2 min read

The part of project management we were never taught

The part of project management we were never taught
Leading the flock to better PM in 2026.

I didn’t enter project management through a formal path.

I wasn’t trained for it at the beginning. I didn’t start with a certification, a framework, or a clearly defined role. I learned by doing the work: by organizing chaos, navigating tricky client conversations, translating expectations, and helping teams move forward when things were unclear or uncomfortable.

Like many project managers, my education came from experience first. The formal training came later.

And when it did, something became immediately clear: the most challenging parts of the job weren’t what the classes were designed to teach.

Where training falls short

The training I took covered structure, terminology, process, and tools. That foundation matters. It creates shared language and consistency. But it rarely prepares you for the situations that actually define a project manager’s effectiveness.

There’s a point where project management stops being about the plan and starts being about presence. You’re holding tension, translating half-formed expectations, and creating just enough clarity for the team to keep moving, even when the answers aren’t clean. Those moments don’t show up in training, but they’re the ones that shape how people experience your leadership.

Most of my learning happened on the job, in the middle of real work, with real consequences. It’s also where I’ve spent most of my career: leading teams, coaching PMs, working with organizations, and paying close attention to what actually helps people navigate complexity when projects get hard.

Over time, a pattern became impossible to ignore.

The PMs who were most effective weren’t relying on process alone. They were doing quieter, harder work by reading situations, adjusting their approach, managing tension, and making thoughtful decisions when there was no clear playbook. The industry had plenty to say about tools and frameworks, but very little to offer when it came to developing that kind of leadership.

Why human-centered project management matters

Human-centered project management starts from a simple truth: projects succeed or fail based on how people think, behave, communicate, and make decisions—especially under pressure.

It focuses on developing judgment instead of prescribing rules. It helps PMs understand how their mindset influences their actions, and how small behavioral shifts can change the trajectory of a team or a project. It treats communication as a leadership skill, not a task to check off.

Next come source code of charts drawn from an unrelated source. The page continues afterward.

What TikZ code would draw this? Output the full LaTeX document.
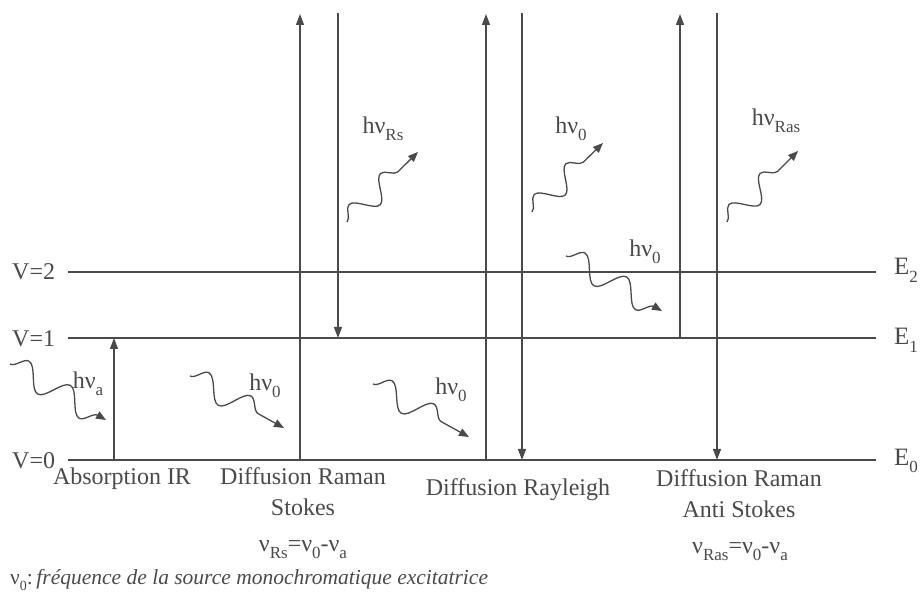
\documentclass[tikz,border=0pt]{standalone}
\usepackage{fontspec}
\setmainfont{Liberation Serif}
\usetikzlibrary{arrows.meta,decorations.pathmorphing}
\definecolor{ink}{HTML}{4A4A4A}
\newcommand\lowsub[1]{\raisebox{-0.3em}{\fontsize{17}{17}\selectfont #1}}
\begin{document}
\begin{tikzpicture}[x=1pt,y=-1pt,
  level/.style={draw=ink, line width=1.4pt},
  trans/.style={draw=ink, line width=1.4pt, -{Triangle[length=11pt,width=8pt]}},
  wave/.style={draw=ink, line width=1.3pt, -{Triangle[length=10pt,width=8pt]}, decorate, decoration={snake, amplitude=12pt, segment length=48pt, post length=8pt}},
  waveout/.style={wave, decoration={snake, amplitude=11pt, segment length=44pt, post length=8pt}},
  lab/.style={text=ink, font=\fontsize{24}{30}\selectfont, inner sep=0pt, align=center},
  elab/.style={text=ink, font=\fontsize{25}{30}\selectfont, inner sep=0pt, anchor=base west},
  foot/.style={text=ink, font=\fontsize{21.5}{25}\selectfont, inner sep=0pt, anchor=base west},
]
\useasboundingbox (0,0) rectangle (924,593);
% levels
\coordinate (L2a) at (68,272); \coordinate (L2b) at (876,272);
\coordinate (L1a) at (68,338); \coordinate (L1b) at (876,338);
\coordinate (L0a) at (68,460); \coordinate (L0b) at (876,460);
\draw[level] (L2a) -- (L2b);
\draw[level] (L1a) -- (L1b);
\draw[level] (L0a) -- (L0b);
\node[lab, anchor=base west] (v2) at (12,280) {V=2};
\node[lab, anchor=base west] (v1) at (12,347) {V=1};
\node[lab, anchor=base west] (v0) at (12,468) {V=0};
\node[elab] (e2) at (894,275) {E\lowsub{2}};
\node[elab] (e1) at (894,345) {E\lowsub{1}};
\node[elab] (e0) at (894,465) {E\lowsub{0}};
% vertical transitions
\coordinate (a0) at (114,460); \coordinate (a1) at (114,338);
\coordinate (s0) at (300,460); \coordinate (s1) at (300,14);
\coordinate (s2) at (338,13);  \coordinate (s3) at (338,338);
\coordinate (r0) at (486,460); \coordinate (r1) at (486,14);
\coordinate (r2) at (522,13);  \coordinate (r3) at (522,460);
\coordinate (t0) at (680,338); \coordinate (t1) at (680,14);
\coordinate (t2) at (717,13);  \coordinate (t3) at (717,460);
\draw[trans] (a0) -- (a1);
\draw[trans] (s0) -- (s1);
\draw[trans] (s2) -- (s3);
\draw[trans] (r0) -- (r1);
\draw[trans] (r2) -- (r3);
\draw[trans] (t0) -- (t1);
\draw[trans] (t2) -- (t3);
% incoming photons
\coordinate (wa0) at (10,364);  \coordinate (wa1) at (106,420);
\coordinate (ws0) at (190,376); \coordinate (ws1) at (284,428);
\coordinate (wr0) at (373,384); \coordinate (wr1) at (469,437);
\coordinate (wt0) at (566,256); \coordinate (wt1) at (662,311);
\draw[wave] (wa0) -- (wa1);
\draw[wave] (ws0) -- (ws1);
\draw[wave] (wr0) -- (wr1);
\draw[wave] (wt0) -- (wt1);
% outgoing photons
\coordinate (os0) at (347,222); \coordinate (os1) at (418,152);
\coordinate (or0) at (532,212); \coordinate (or1) at (603,143);
\coordinate (ot0) at (727,222); \coordinate (ot1) at (798,151);
\draw[waveout] (os0) -- (os1);
\draw[waveout] (or0) -- (or1);
\draw[waveout] (ot0) -- (ot1);
% photon labels
\node[lab] (ha) at (88,384) {hν\lowsub{a}};
\node[lab] (hs) at (265,386) {hν\lowsub{0}};
\node[lab] (hr) at (451,390) {hν\lowsub{0}};
\node[lab] (ht) at (645,252) {hν\lowsub{0}};
\node[lab] (hrs) at (383,129) {hν\lowsub{Rs}};
\node[lab] (hr0) at (571,129) {hν\lowsub{0}};
\node[lab] (hras) at (776,121) {hν\lowsub{Ras}};
% process labels
\node[lab, anchor=base] (absIR) at (122,484) {Absorption IR};
\node[lab, anchor=base] (stokes1) at (303,485) {Diffusion Raman};
\node[lab, anchor=base] (stokes2) at (303,515) {Stokes};
\node[lab, anchor=base] (rayl) at (518,496) {Diffusion Rayleigh};
\node[lab, anchor=base] (astokes1) at (739,486) {Diffusion Raman};
\node[lab, anchor=base] (astokes2) at (739,517) {Anti Stokes};
\node[lab, anchor=base] (fs) at (303,551) {ν\lowsub{Rs}=ν\lowsub{0}-ν\lowsub{a}};
\node[lab, anchor=base] (fas) at (740,553) {ν\lowsub{Ras}=ν\lowsub{0}-ν\lowsub{a}};
\node[foot] (note) at (10,584) {ν\raisebox{-0.3em}{\fontsize{14}{14}\selectfont 0}:\,\textit{fréquence de la source monochromatique excitatrice}};
\end{tikzpicture}
\end{document}
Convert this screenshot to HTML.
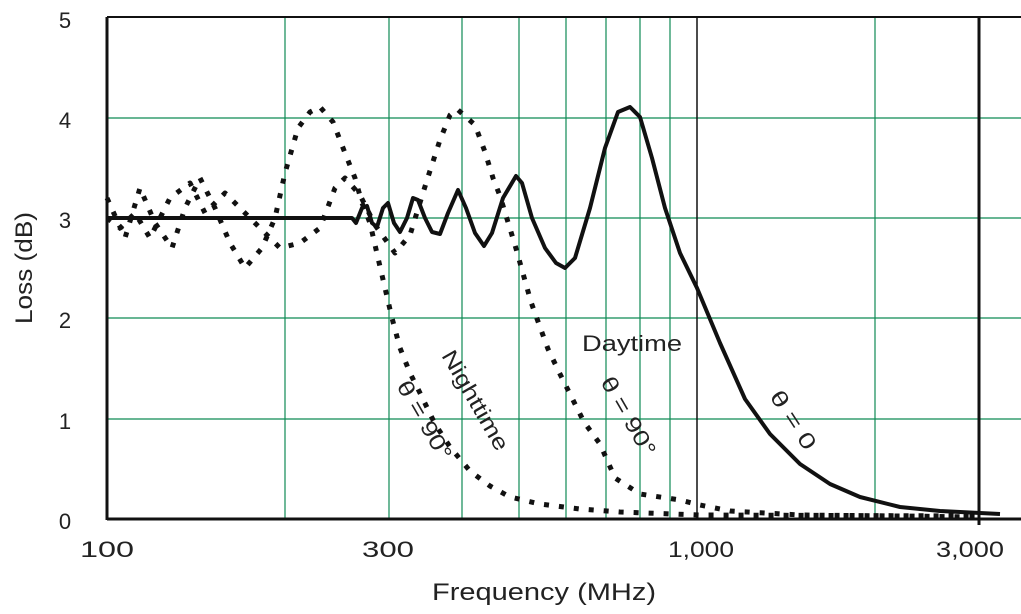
<!DOCTYPE html>
<html><head><meta charset="utf-8"><style>
html,body{margin:0;padding:0;background:#fff;}
svg{display:block;font-family:"Liberation Sans",sans-serif;}
</style></head><body>
<svg width="1021" height="614" viewBox="0 0 1021 614" xmlns="http://www.w3.org/2000/svg">
<g stroke="#0f8a55" stroke-width="1.2">
<line x1="285" y1="17" x2="285" y2="519"/>
<line x1="389" y1="17" x2="389" y2="519"/>
<line x1="462" y1="17" x2="462" y2="519"/>
<line x1="519" y1="17" x2="519" y2="519"/>
<line x1="566" y1="17" x2="566" y2="519"/>
<line x1="606" y1="17" x2="606" y2="519"/>
<line x1="640" y1="17" x2="640" y2="519"/>
<line x1="670" y1="17" x2="670" y2="519"/>
<line x1="875" y1="17" x2="875" y2="519"/>
<line x1="107" y1="118" x2="1021" y2="118"/>
<line x1="107" y1="218" x2="1021" y2="218"/>
<line x1="107" y1="318" x2="1021" y2="318"/>
<line x1="107" y1="419" x2="1021" y2="419"/>
</g>
<line x1="107" y1="17" x2="1021" y2="17" stroke="#111" stroke-width="2"/>
<line x1="697" y1="17" x2="697" y2="519" stroke="#111" stroke-width="1.5"/>
<line x1="979" y1="17" x2="979" y2="525" stroke="#111" stroke-width="3"/>
<line x1="107" y1="17" x2="107" y2="520" stroke="#111" stroke-width="3"/>
<line x1="107" y1="519" x2="1021" y2="519" stroke="#111" stroke-width="3"/>
<g fill="#222" font-size="22">
<text x="65" y="28" text-anchor="middle">5</text>
<text x="65" y="128" text-anchor="middle">4</text>
<text x="65" y="228" text-anchor="middle">3</text>
<text x="65" y="328" text-anchor="middle">2</text>
<text x="65" y="429" text-anchor="middle">1</text>
<text x="65" y="529" text-anchor="middle">0</text>
<text x="80" y="557" textLength="54" lengthAdjust="spacingAndGlyphs">100</text>
<text x="362" y="557" textLength="52" lengthAdjust="spacingAndGlyphs">300</text>
<text x="668" y="557" textLength="66" lengthAdjust="spacingAndGlyphs">1,000</text>
<text x="936" y="557" textLength="68" lengthAdjust="spacingAndGlyphs">3,000</text>
<text x="432" y="600" font-size="24" textLength="224" lengthAdjust="spacingAndGlyphs">Frequency (MHz)</text>
<text transform="translate(32,268) rotate(-90)" text-anchor="middle" font-size="24" textLength="112" lengthAdjust="spacingAndGlyphs">Loss (dB)</text>
<text x="582" y="351" textLength="100" lengthAdjust="spacingAndGlyphs">Daytime</text>
<text transform="translate(469,404) rotate(60)" text-anchor="middle" textLength="112" lengthAdjust="spacingAndGlyphs">Nighttime</text>
<text transform="translate(418,424) rotate(60)" text-anchor="middle" textLength="88" lengthAdjust="spacingAndGlyphs">θ = 90°</text>
<text transform="translate(622,420) rotate(60)" text-anchor="middle" textLength="88" lengthAdjust="spacingAndGlyphs">θ = 90°</text>
<text transform="translate(787,424) rotate(57)" text-anchor="middle" textLength="66" lengthAdjust="spacingAndGlyphs">θ = 0</text>
</g>
<g fill="none" stroke="#111" stroke-linejoin="round">
<polyline stroke-width="4" points="107,218 352,218 356,223 362,208 367,206 372,223 377,227 383,208 388,203 394,223 400,232 407,218 413,198 418,200 425,218 432,232 440,234 448,213 458,190 466,208 475,233 484,246 492,233 503,198 516,176 522,183 532,218 545,248 556,263 565,268 575,258 590,208 605,148 618,112 630,107 640,117 652,158 665,208 680,253 697,288 720,343 745,399 770,434 800,464 830,484 860,497 900,507 940,511 1000,514"/>
<polyline stroke-width="5" stroke-dasharray="5 10" points="107,198 125,238 140,188 155,223 172,248 185,208 200,178 215,208 230,243 245,268 262,248 275,218 285,173 298,128 310,112 320,107 333,122 345,153 355,178 362,203 370,223 378,258 385,288 392,318 400,348 410,373 420,393 435,424 450,447 470,471 490,486 510,497 540,504 580,509 620,512 700,515 979,516"/>
<polyline stroke-width="5" stroke-dasharray="5 10" points="107,218 120,228 135,213 150,238 170,198 190,183 205,213 225,193 240,208 260,228 280,248 300,243 320,228 335,188 345,178 360,195 375,225 395,253 410,235 427,180 440,140 450,115 457,109 475,125 485,152 493,178 500,196 515,245 531,302 540,327 548,349 560,374 572,398 584,422 600,444 615,478 640,494 680,500 700,505 730,511 800,515 900,516 979,517"/>
</g>
</svg>
</body></html>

Most importantly, it reflects reality.

PMs aren’t just managing timelines and scope. They’re navigating power dynamics, emotional undercurrents, competing incentives, and constant change. Human-centered project management gives structure to that work, without stripping away the nuance.

This is the perspective I’ve been building toward for years. I'm excited to produce more human-centered PM content for you!


TL;DR
I learned project management through experience, not training. The hardest parts were always human. Human-centered project management focuses on mindset and behavior, and it’s the work I’m most excited to build and share right now.